Scott Denning, an atmospheric scientist at Colorado State University, said that taken together, that ‘casts doubt on the ability of tropical forests to sequester large amounts of fossil-fuel-derived CO2 in the future.’
Professor Denning, who was not involved in the study, branded the results ‘worrying’ and said they ‘show the uncertain future is happening now.’
The Amazon stores up to 200 gigatons of carbon – equivalent to five years’ worth of human emissions.
But its ability to soak up CO2 is difficult to study, partly because satellite data is difficult to observe thanks to persistent cloud cover.
That led researchers from the National Institute for Space Research in Brazil to use aircraft to collect nearly 600 CO2 and carbon monoxide samples, between 2010 and 2018, from 2.8 miles above the forest floor.
The team found that the northwestern Amazon was in carbon balance, absorbing as much CO2 into the atmosphere as it gave off.
But the eastern Amazon – especially during the dry season – emitted far more than it absorbed.
The institute’s Professor Luciana Gatti, the lead author, declared: ‘Each year it’s getting worse.’
He continued: ‘Stress inflicted on local ecosystems and an increase in fire occurrence – promoted by an intensification of the dry season and deforestation – may be responsible for the higher emissions.
‘Deforestation and climatic changes may have lasting, negative consequences for both the carbon balance of the region and the fragility of its ecosystems.’
Under President Jair Bolsonaro’s Government – which includes climate change deniers – logging in Brazil hit a 12-year high in 2020 – increasing nearly 10% on the year before.

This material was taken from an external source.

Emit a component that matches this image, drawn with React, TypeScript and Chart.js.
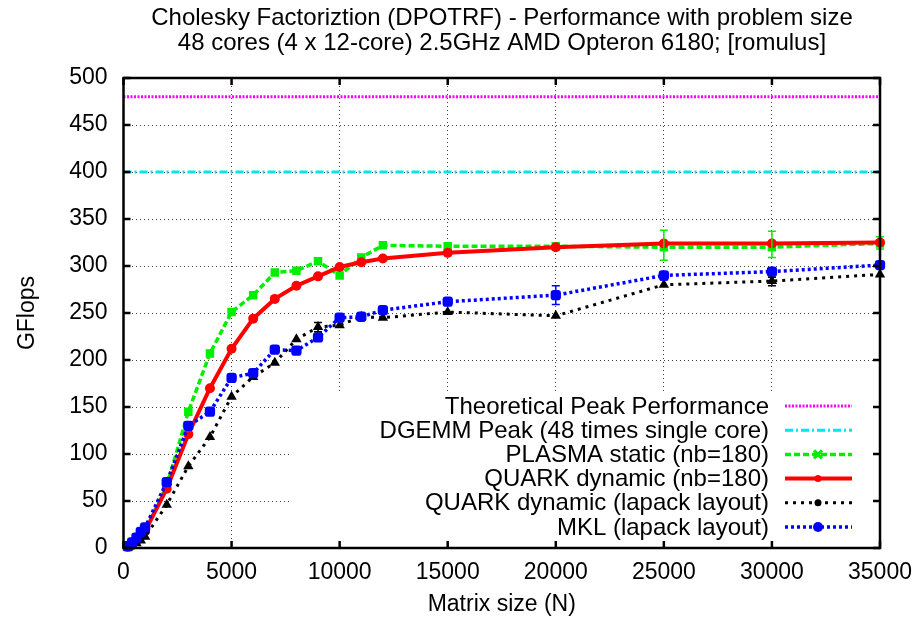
import React, { useEffect, useRef } from "react";
import { Chart, registerables } from "chart.js";

Chart.register(...registerables);

const TITLE_LINES = [
  "Cholesky Factoriztion (DPOTRF) - Performance with problem size",
  "48 cores (4 x 12-core) 2.5GHz AMD Opteron 6180; [romulus]",
];
const X_TITLE = "Matrix size (N)";
const Y_TITLE = "GFlops";

const matrixSizes = [200, 400, 600, 800, 1000, 2000, 3000, 4000, 5000, 6000, 7000, 8000, 9000, 10000, 11000, 12000, 15000, 20000, 25000, 30000, 35000];
const plasmaStatic = [1, 4, 9, 14, 19, 66, 145, 207, 251, 269, 293, 295, 305, 290, 309, 322, 321, 321, 320, 320, 324];
const quarkDynamic = [1, 3, 8, 13, 18, 63, 121, 170, 212, 244, 265, 279, 289, 299, 304, 308, 314, 320, 324, 324, 325];
const quarkLapack = [0.5, 2, 5, 8, 12, 46, 87, 118, 161, 182, 197, 222, 235, 237, 246, 245, 251, 247, 280, 284, 291];
const mklLapack = [2, 6, 11, 17, 22, 70, 130, 145, 181, 186, 211, 210, 224, 245, 246, 253, 262, 269, 290, 294, 301];

const peakRange = [0, 35000];
const theoreticalPeak = 480;
const dgemmPeak = 400;

// error bars: [N, low, high]
const plasmaErr = [[25000, 306, 338], [30000, 309, 337], [35000, 318, 331]];
const mklErr = [[20000, 259, 279], [25000, 285, 294]];
const quarkLapackErr = [[9000, 230, 240], [30000, 279, 288]];

const LEGEND_LABELS = [
  "Theoretical Peak Performance",
  "DGEMM Peak (48 times single core)",
  "PLASMA static (nb=180)",
  "QUARK dynamic (nb=180)",
  "QUARK dynamic (lapack layout)",
  "MKL (lapack layout)",
];

const FONT = "'Liberation Sans', Arial, sans-serif";

const pts = (ys: number[]) => matrixSizes.map((x, i) => ({ x, y: ys[i] }));
const flat = (v: number) => peakRange.map((x) => ({ x, y: v }));

const STYLES = [
  { color: "#ff00ff", width: 3, dash: [2, 1.5], marker: "none" },
  { color: "#00e5ee", width: 3, dash: [8, 3, 2, 3], marker: "none" },
  { color: "#00ee00", width: 3.5, dash: [6, 3], marker: "x" },
  { color: "#ff0000", width: 4, dash: [], marker: "dot" },
  { color: "#000000", width: 3, dash: [3, 5], marker: "dot" },
  { color: "#0000ff", width: 3.5, dash: [3, 3], marker: "blob" },
];

const decorPlugin = {
  id: "decor",
  beforeDatasetsDraw(chart: any) {
    const { ctx, chartArea } = chart;
    ctx.save();
    ctx.fillStyle = "#ffffff";
    ctx.fillRect(290, 393, chartArea.right - 290, chartArea.bottom - 393);
    ctx.restore();
  },
  afterDatasetsDraw(chart: any) {
    const { ctx } = chart;
    const xs = chart.scales.x;
    const ys = chart.scales.y;
    const bars: [number[][], string][] = [
      [plasmaErr, "#00ee00"],
      [mklErr, "#0000ff"],
      [quarkLapackErr, "#000000"],
    ];
    ctx.save();
    ctx.lineWidth = 1.5;
    for (const [list, color] of bars) {
      ctx.strokeStyle = color;
      for (const [n, lo, hi] of list) {
        const px = xs.getPixelForValue(n);
        const p1 = ys.getPixelForValue(lo);
        const p2 = ys.getPixelForValue(hi);
        ctx.beginPath();
        ctx.moveTo(px, p1);
        ctx.lineTo(px, p2);
        ctx.moveTo(px - 4, p1);
        ctx.lineTo(px + 4, p1);
        ctx.moveTo(px - 4, p2);
        ctx.lineTo(px + 4, p2);
        ctx.stroke();
      }
    }
    ctx.restore();
  },
  afterDraw(chart: any) {
    const { ctx, chartArea } = chart;
    const { left, right, top, bottom } = chartArea;
    const xs = chart.scales.x;
    const ys = chart.scales.y;
    ctx.save();
    // border
    ctx.strokeStyle = "#000";
    ctx.lineWidth = 2.5;
    ctx.setLineDash([]);
    ctx.strokeRect(left, top, right - left, bottom - top);
    // inward ticks
    ctx.lineWidth = 2.5;
    ctx.beginPath();
    for (const t of ys.ticks) {
      const py = ys.getPixelForValue(t.value);
      ctx.moveTo(left, py);
      ctx.lineTo(left + 7, py);
      ctx.moveTo(right, py);
      ctx.lineTo(right - 7, py);
    }
    for (const t of xs.ticks) {
      const px = xs.getPixelForValue(t.value);
      ctx.moveTo(px, bottom);
      ctx.lineTo(px, bottom - 7);
      ctx.moveTo(px, top);
      ctx.lineTo(px, top + 7);
    }
    ctx.stroke();

    // titles
    ctx.fillStyle = "#000";
    ctx.font = `24px ${FONT}`;
    ctx.textAlign = "center";
    ctx.textBaseline = "middle";
    ctx.fillText(TITLE_LINES[0], 502, 18);
    ctx.fillText(TITLE_LINES[1], 502, 43);
    ctx.font = `23px ${FONT}`;
    ctx.fillText(X_TITLE, (left + right) / 2, 605);
    ctx.save();
    ctx.translate(28, (top + bottom) / 2);
    ctx.rotate(-Math.PI / 2);
    ctx.fillText(Y_TITLE, 0, 0);
    ctx.restore();

    // legend
    ctx.font = `24px ${FONT}`;
    ctx.textAlign = "right";
    LEGEND_LABELS.forEach((label, i) => {
      const y = 406 + i * 24.2;
      const st = STYLES[i];
      ctx.fillStyle = "#000";
      ctx.fillText(label, 769, y + 1);
      ctx.strokeStyle = st.color;
      ctx.lineWidth = st.width;
      ctx.setLineDash(st.dash);
      ctx.beginPath();
      ctx.moveTo(785, y);
      ctx.lineTo(852, y);
      ctx.stroke();
      ctx.setLineDash([]);
      const cx = 818;
      ctx.fillStyle = st.color;
      if (st.marker === "x") {
        ctx.lineWidth = 3;
        ctx.beginPath();
        ctx.moveTo(cx - 4, y - 4);
        ctx.lineTo(cx + 4, y + 4);
        ctx.moveTo(cx + 4, y - 4);
        ctx.lineTo(cx - 4, y + 4);
        ctx.stroke();
      } else if (st.marker === "dot") {
        ctx.beginPath();
        ctx.arc(cx, y, 3.5, 0, Math.PI * 2);
        ctx.fill();
      } else if (st.marker === "blob") {
        ctx.beginPath();
        ctx.arc(cx, y, 5, 0, Math.PI * 2);
        ctx.fill();
      }
    });
    ctx.restore();
  },
};

export default function App() {
  const canvasRef = useRef<HTMLCanvasElement | null>(null);

  useEffect(() => {
    const canvas = canvasRef.current;
    if (!canvas) return;
    const ds = (label: string, data: any[], i: number, extra: any) => ({
      label,
      data,
      borderColor: STYLES[i].color,
      backgroundColor: STYLES[i].color,
      borderWidth: STYLES[i].width,
      borderDash: STYLES[i].dash,
      pointRadius: 0,
      tension: 0,
      order: 10 - i,
      clip: 10,
      ...extra,
    });
    const chart = new Chart(canvas, {
      type: "line",
      data: {
        datasets: [
          ds(LEGEND_LABELS[0], flat(theoreticalPeak), 0, {}),
          ds(LEGEND_LABELS[1], flat(dgemmPeak), 1, {}),
          ds(LEGEND_LABELS[2], pts(plasmaStatic), 2, { pointRadius: 6, pointStyle: "rect", pointBorderWidth: 0 }),
          ds(LEGEND_LABELS[3], pts(quarkDynamic), 3, { pointRadius: 5, pointStyle: "circle", pointBorderWidth: 0 }),
          ds(LEGEND_LABELS[4], pts(quarkLapack), 4, { pointRadius: 6, pointStyle: "triangle", pointBorderWidth: 0 }),
          ds(LEGEND_LABELS[5], pts(mklLapack), 5, { pointRadius: 6, pointStyle: "rectRounded", pointBorderWidth: 0 }),
        ],
      },
      options: {
        responsive: false,
        animation: false,
        devicePixelRatio: 1,
        layout: { padding: { top: 78, right: 40, left: 0, bottom: 0 } },
        plugins: { legend: { display: false }, title: { display: false }, tooltip: { enabled: false } },
        scales: {
          x: {
            type: "linear",
            min: 0,
            max: 35000,
            afterFit: (s: any) => { s.height = 73; s.paddingRight = 0; s.paddingLeft = 0; },
            ticks: { stepSize: 5000, padding: 11, color: "#000", font: { family: FONT, size: 23 }, maxRotation: 0, callback: (v: any) => String(v) },
            grid: { color: "rgba(0,0,0,0.75)", lineWidth: 1, drawTicks: false },
            border: { display: false, dash: [1, 3] },
          },
          y: {
            type: "linear",
            min: 0,
            max: 500,
            afterFit: (s: any) => { s.width = 123.5; },
            ticks: { stepSize: 50, padding: 16, color: "#000", font: { family: FONT, size: 23 } },
            grid: { color: "rgba(0,0,0,0.75)", lineWidth: 1, drawTicks: false },
            border: { display: false, dash: [1, 3] },
          },
        },
      },
      plugins: [decorPlugin],
    });
    return () => chart.destroy();
  }, []);

  return (
    <div style={{ position: "fixed", left: 0, top: 0, width: 920, height: 621, background: "#fff" }}>
      <canvas ref={canvasRef} width={920} height={621} style={{ width: 920, height: 621, display: "block" }} />
    </div>
  );
}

Another recent study, using different methodology, found that the Brazilian Amazon released nearly 20 percent more CO2 over the last decade than it absorbed, from 2010 to 2019.
Above a certain threshold of global warming, the Rainforest could tip into a much drier ‘savannah’ state, potentially within 30 years, other research suggests.
Such a change would be widely considered to be a ‘tipping point’ which could lead towards irreversible changes to the climate.
Scientists fear such changes could quicken the pace of global warming and spark ‘feedback loops’ which set off other major changes and spark further tipping points.